The records that follow are to be repeated exactly, with the pictures removed.
+--
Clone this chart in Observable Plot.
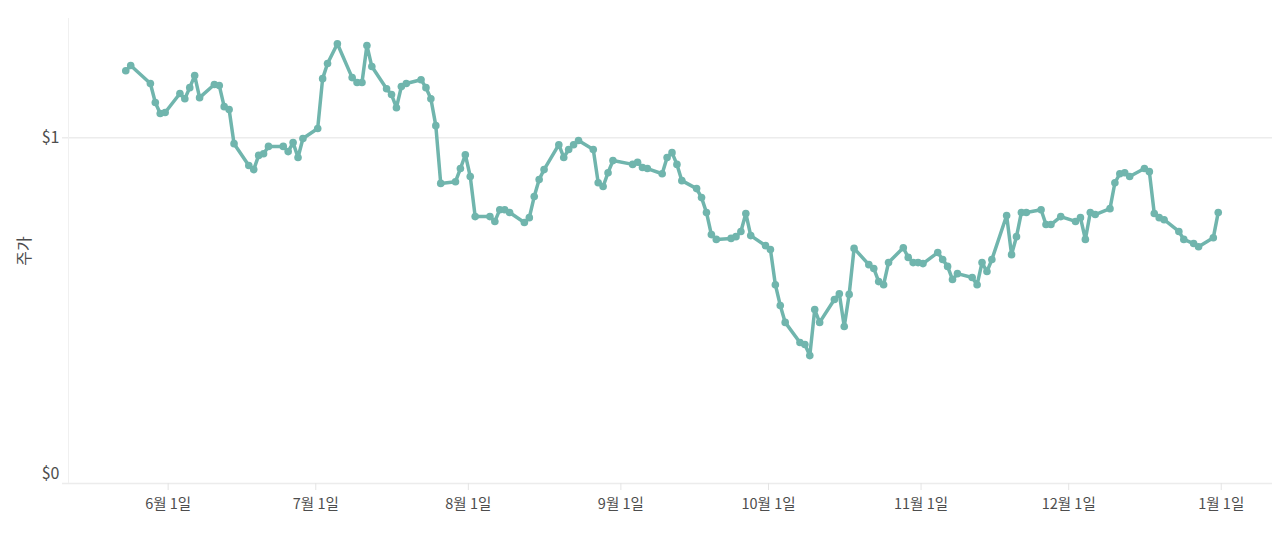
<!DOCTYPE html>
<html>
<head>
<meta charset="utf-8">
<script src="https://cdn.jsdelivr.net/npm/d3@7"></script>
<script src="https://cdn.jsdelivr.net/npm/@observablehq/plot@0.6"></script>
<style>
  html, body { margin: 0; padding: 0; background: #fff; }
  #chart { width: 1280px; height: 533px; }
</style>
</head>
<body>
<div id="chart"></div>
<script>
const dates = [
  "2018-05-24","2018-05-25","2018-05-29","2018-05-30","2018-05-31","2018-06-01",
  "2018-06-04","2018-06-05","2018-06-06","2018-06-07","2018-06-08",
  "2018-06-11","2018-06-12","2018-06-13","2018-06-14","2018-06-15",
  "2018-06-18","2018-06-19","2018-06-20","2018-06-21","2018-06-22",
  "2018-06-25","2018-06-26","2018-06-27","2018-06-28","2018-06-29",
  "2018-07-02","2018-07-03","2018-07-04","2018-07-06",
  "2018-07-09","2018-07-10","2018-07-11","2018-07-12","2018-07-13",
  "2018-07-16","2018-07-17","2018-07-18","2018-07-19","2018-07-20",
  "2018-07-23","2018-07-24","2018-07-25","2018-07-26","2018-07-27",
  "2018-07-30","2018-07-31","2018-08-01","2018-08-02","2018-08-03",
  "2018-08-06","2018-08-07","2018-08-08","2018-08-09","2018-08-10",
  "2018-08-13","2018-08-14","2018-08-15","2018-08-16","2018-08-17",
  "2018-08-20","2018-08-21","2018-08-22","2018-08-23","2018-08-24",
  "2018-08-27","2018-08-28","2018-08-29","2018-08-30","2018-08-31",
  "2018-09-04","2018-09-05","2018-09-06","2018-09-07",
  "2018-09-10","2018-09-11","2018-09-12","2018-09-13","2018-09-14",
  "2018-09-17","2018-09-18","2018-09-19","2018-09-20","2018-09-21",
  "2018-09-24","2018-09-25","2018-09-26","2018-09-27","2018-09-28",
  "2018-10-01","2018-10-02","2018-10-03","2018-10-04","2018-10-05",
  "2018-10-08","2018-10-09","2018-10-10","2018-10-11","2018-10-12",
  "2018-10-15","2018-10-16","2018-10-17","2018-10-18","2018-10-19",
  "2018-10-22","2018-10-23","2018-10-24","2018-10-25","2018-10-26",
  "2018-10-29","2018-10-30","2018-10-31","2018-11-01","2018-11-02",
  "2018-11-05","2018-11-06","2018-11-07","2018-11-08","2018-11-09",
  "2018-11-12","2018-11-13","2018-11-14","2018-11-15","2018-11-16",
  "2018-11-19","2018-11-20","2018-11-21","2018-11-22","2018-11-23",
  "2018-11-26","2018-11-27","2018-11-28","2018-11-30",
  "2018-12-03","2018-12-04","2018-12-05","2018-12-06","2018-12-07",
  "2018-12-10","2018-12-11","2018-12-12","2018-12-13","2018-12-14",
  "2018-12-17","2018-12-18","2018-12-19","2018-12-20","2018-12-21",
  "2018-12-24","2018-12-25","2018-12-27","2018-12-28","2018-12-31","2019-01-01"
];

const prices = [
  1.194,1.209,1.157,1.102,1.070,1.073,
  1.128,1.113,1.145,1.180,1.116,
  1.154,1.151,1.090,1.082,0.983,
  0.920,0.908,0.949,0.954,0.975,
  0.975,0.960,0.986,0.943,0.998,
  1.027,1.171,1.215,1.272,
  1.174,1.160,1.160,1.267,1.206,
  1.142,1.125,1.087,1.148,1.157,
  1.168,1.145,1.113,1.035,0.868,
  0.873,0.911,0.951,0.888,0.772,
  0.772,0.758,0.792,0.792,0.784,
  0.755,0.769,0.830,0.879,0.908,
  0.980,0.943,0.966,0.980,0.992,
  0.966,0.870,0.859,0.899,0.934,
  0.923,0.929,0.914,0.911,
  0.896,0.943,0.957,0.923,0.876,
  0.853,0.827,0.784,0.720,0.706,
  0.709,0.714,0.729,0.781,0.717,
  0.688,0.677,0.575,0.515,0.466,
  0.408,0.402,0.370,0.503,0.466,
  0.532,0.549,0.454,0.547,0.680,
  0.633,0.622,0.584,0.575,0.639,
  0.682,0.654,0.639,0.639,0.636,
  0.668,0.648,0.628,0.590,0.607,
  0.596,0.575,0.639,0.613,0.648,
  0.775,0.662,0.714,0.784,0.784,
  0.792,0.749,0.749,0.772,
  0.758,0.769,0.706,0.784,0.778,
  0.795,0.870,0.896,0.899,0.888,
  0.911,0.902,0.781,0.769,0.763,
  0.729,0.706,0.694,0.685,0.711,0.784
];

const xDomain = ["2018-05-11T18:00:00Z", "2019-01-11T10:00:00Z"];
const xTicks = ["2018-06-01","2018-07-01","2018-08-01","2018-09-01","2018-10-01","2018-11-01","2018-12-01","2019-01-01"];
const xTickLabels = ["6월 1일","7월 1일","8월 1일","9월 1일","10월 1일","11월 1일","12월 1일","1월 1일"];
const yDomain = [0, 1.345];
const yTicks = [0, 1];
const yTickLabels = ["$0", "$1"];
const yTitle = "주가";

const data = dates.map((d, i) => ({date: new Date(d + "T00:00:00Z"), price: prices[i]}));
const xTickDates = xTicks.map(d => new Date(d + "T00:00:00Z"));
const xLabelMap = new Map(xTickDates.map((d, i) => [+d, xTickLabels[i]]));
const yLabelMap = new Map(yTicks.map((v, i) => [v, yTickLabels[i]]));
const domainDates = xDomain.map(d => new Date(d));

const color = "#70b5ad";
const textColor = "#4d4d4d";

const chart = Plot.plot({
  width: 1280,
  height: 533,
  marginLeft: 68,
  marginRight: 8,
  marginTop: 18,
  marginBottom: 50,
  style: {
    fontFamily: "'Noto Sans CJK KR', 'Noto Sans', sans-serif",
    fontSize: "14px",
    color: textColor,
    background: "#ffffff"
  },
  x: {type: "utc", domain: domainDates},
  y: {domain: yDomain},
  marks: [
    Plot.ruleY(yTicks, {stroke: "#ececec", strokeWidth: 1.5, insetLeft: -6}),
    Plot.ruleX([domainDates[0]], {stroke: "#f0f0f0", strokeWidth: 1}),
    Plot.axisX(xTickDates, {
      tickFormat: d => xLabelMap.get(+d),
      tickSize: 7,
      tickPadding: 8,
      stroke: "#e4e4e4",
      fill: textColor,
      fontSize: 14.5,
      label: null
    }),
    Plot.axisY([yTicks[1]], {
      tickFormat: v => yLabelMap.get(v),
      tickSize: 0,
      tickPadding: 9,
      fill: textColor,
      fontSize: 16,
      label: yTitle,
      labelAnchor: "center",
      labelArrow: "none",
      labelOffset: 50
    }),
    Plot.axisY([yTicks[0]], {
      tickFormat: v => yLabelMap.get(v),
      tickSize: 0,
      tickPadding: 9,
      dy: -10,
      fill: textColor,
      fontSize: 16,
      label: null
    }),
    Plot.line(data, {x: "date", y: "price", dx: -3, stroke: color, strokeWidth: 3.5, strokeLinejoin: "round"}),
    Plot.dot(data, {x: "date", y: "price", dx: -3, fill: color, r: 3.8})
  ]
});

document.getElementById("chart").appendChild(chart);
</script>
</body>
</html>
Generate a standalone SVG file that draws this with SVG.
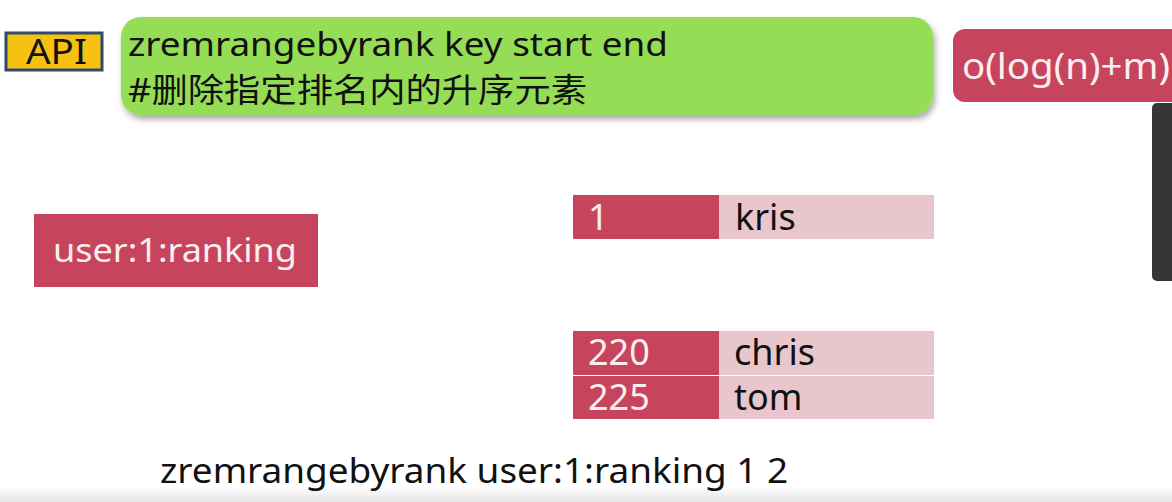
+--
**Response to the task**
Clone this chart in Observable Plot.
<!DOCTYPE html>
<html>
<head>
<meta charset="utf-8">
<script src="https://cdn.jsdelivr.net/npm/d3@7"></script>
<script src="https://cdn.jsdelivr.net/npm/@observablehq/plot@0.6"></script>
<style>
  html, body { margin: 0; padding: 0; background: #fff; }
  #chart { width: 1280px; height: 533px; }
</style>
</head>
<body>
<div id="chart"></div>
<script>
const dates = [
  "2018-05-24","2018-05-25","2018-05-29","2018-05-30","2018-05-31","2018-06-01",
  "2018-06-04","2018-06-05","2018-06-06","2018-06-07","2018-06-08",
  "2018-06-11","2018-06-12","2018-06-13","2018-06-14","2018-06-15",
  "2018-06-18","2018-06-19","2018-06-20","2018-06-21","2018-06-22",
  "2018-06-25","2018-06-26","2018-06-27","2018-06-28","2018-06-29",
  "2018-07-02","2018-07-03","2018-07-04","2018-07-06",
  "2018-07-09","2018-07-10","2018-07-11","2018-07-12","2018-07-13",
  "2018-07-16","2018-07-17","2018-07-18","2018-07-19","2018-07-20",
  "2018-07-23","2018-07-24","2018-07-25","2018-07-26","2018-07-27",
  "2018-07-30","2018-07-31","2018-08-01","2018-08-02","2018-08-03",
  "2018-08-06","2018-08-07","2018-08-08","2018-08-09","2018-08-10",
  "2018-08-13","2018-08-14","2018-08-15","2018-08-16","2018-08-17",
  "2018-08-20","2018-08-21","2018-08-22","2018-08-23","2018-08-24",
  "2018-08-27","2018-08-28","2018-08-29","2018-08-30","2018-08-31",
  "2018-09-04","2018-09-05","2018-09-06","2018-09-07",
  "2018-09-10","2018-09-11","2018-09-12","2018-09-13","2018-09-14",
  "2018-09-17","2018-09-18","2018-09-19","2018-09-20","2018-09-21",
  "2018-09-24","2018-09-25","2018-09-26","2018-09-27","2018-09-28",
  "2018-10-01","2018-10-02","2018-10-03","2018-10-04","2018-10-05",
  "2018-10-08","2018-10-09","2018-10-10","2018-10-11","2018-10-12",
  "2018-10-15","2018-10-16","2018-10-17","2018-10-18","2018-10-19",
  "2018-10-22","2018-10-23","2018-10-24","2018-10-25","2018-10-26",
  "2018-10-29","2018-10-30","2018-10-31","2018-11-01","2018-11-02",
  "2018-11-05","2018-11-06","2018-11-07","2018-11-08","2018-11-09",
  "2018-11-12","2018-11-13","2018-11-14","2018-11-15","2018-11-16",
  "2018-11-19","2018-11-20","2018-11-21","2018-11-22","2018-11-23",
  "2018-11-26","2018-11-27","2018-11-28","2018-11-30",
  "2018-12-03","2018-12-04","2018-12-05","2018-12-06","2018-12-07",
  "2018-12-10","2018-12-11","2018-12-12","2018-12-13","2018-12-14",
  "2018-12-17","2018-12-18","2018-12-19","2018-12-20","2018-12-21",
  "2018-12-24","2018-12-25","2018-12-27","2018-12-28","2018-12-31","2019-01-01"
];

const prices = [
  1.194,1.209,1.157,1.102,1.070,1.073,
  1.128,1.113,1.145,1.180,1.116,
  1.154,1.151,1.090,1.082,0.983,
  0.920,0.908,0.949,0.954,0.975,
  0.975,0.960,0.986,0.943,0.998,
  1.027,1.171,1.215,1.272,
  1.174,1.160,1.160,1.267,1.206,
  1.142,1.125,1.087,1.148,1.157,
  1.168,1.145,1.113,1.035,0.868,
  0.873,0.911,0.951,0.888,0.772,
  0.772,0.758,0.792,0.792,0.784,
  0.755,0.769,0.830,0.879,0.908,
  0.980,0.943,0.966,0.980,0.992,
  0.966,0.870,0.859,0.899,0.934,
  0.923,0.929,0.914,0.911,
  0.896,0.943,0.957,0.923,0.876,
  0.853,0.827,0.784,0.720,0.706,
  0.709,0.714,0.729,0.781,0.717,
  0.688,0.677,0.575,0.515,0.466,
  0.408,0.402,0.370,0.503,0.466,
  0.532,0.549,0.454,0.547,0.680,
  0.633,0.622,0.584,0.575,0.639,
  0.682,0.654,0.639,0.639,0.636,
  0.668,0.648,0.628,0.590,0.607,
  0.596,0.575,0.639,0.613,0.648,
  0.775,0.662,0.714,0.784,0.784,
  0.792,0.749,0.749,0.772,
  0.758,0.769,0.706,0.784,0.778,
  0.795,0.870,0.896,0.899,0.888,
  0.911,0.902,0.781,0.769,0.763,
  0.729,0.706,0.694,0.685,0.711,0.784
];

const xDomain = ["2018-05-11T18:00:00Z", "2019-01-11T10:00:00Z"];
const xTicks = ["2018-06-01","2018-07-01","2018-08-01","2018-09-01","2018-10-01","2018-11-01","2018-12-01","2019-01-01"];
const xTickLabels = ["6월 1일","7월 1일","8월 1일","9월 1일","10월 1일","11월 1일","12월 1일","1월 1일"];
const yDomain = [0, 1.345];
const yTicks = [0, 1];
const yTickLabels = ["$0", "$1"];
const yTitle = "주가";

const data = dates.map((d, i) => ({date: new Date(d + "T00:00:00Z"), price: prices[i]}));
const xTickDates = xTicks.map(d => new Date(d + "T00:00:00Z"));
const xLabelMap = new Map(xTickDates.map((d, i) => [+d, xTickLabels[i]]));
const yLabelMap = new Map(yTicks.map((v, i) => [v, yTickLabels[i]]));
const domainDates = xDomain.map(d => new Date(d));

const color = "#70b5ad";
const textColor = "#4d4d4d";

const chart = Plot.plot({
  width: 1280,
  height: 533,
  marginLeft: 68,
  marginRight: 8,
  marginTop: 18,
  marginBottom: 50,
  style: {
    fontFamily: "'Noto Sans CJK KR', 'Noto Sans', sans-serif",
    fontSize: "14px",
    color: textColor,
    background: "#ffffff"
  },
  x: {type: "utc", domain: domainDates},
  y: {domain: yDomain},
  marks: [
    Plot.ruleY(yTicks, {stroke: "#ececec", strokeWidth: 1.5, insetLeft: -6}),
    Plot.ruleX([domainDates[0]], {stroke: "#f0f0f0", strokeWidth: 1}),
    Plot.axisX(xTickDates, {
      tickFormat: d => xLabelMap.get(+d),
      tickSize: 7,
      tickPadding: 8,
      stroke: "#e4e4e4",
      fill: textColor,
      fontSize: 14.5,
      label: null
    }),
    Plot.axisY([yTicks[1]], {
      tickFormat: v => yLabelMap.get(v),
      tickSize: 0,
      tickPadding: 9,
      fill: textColor,
      fontSize: 16,
      label: yTitle,
      labelAnchor: "center",
      labelArrow: "none",
      labelOffset: 50
    }),
    Plot.axisY([yTicks[0]], {
      tickFormat: v => yLabelMap.get(v),
      tickSize: 0,
      tickPadding: 9,
      dy: -10,
      fill: textColor,
      fontSize: 16,
      label: null
    }),
    Plot.line(data, {x: "date", y: "price", dx: -3, stroke: color, strokeWidth: 3.5, strokeLinejoin: "round"}),
    Plot.dot(data, {x: "date", y: "price", dx: -3, fill: color, r: 3.8})
  ]
});

document.getElementById("chart").appendChild(chart);
</script>
</body>
</html>
Generate a standalone SVG file that draws this with SVG.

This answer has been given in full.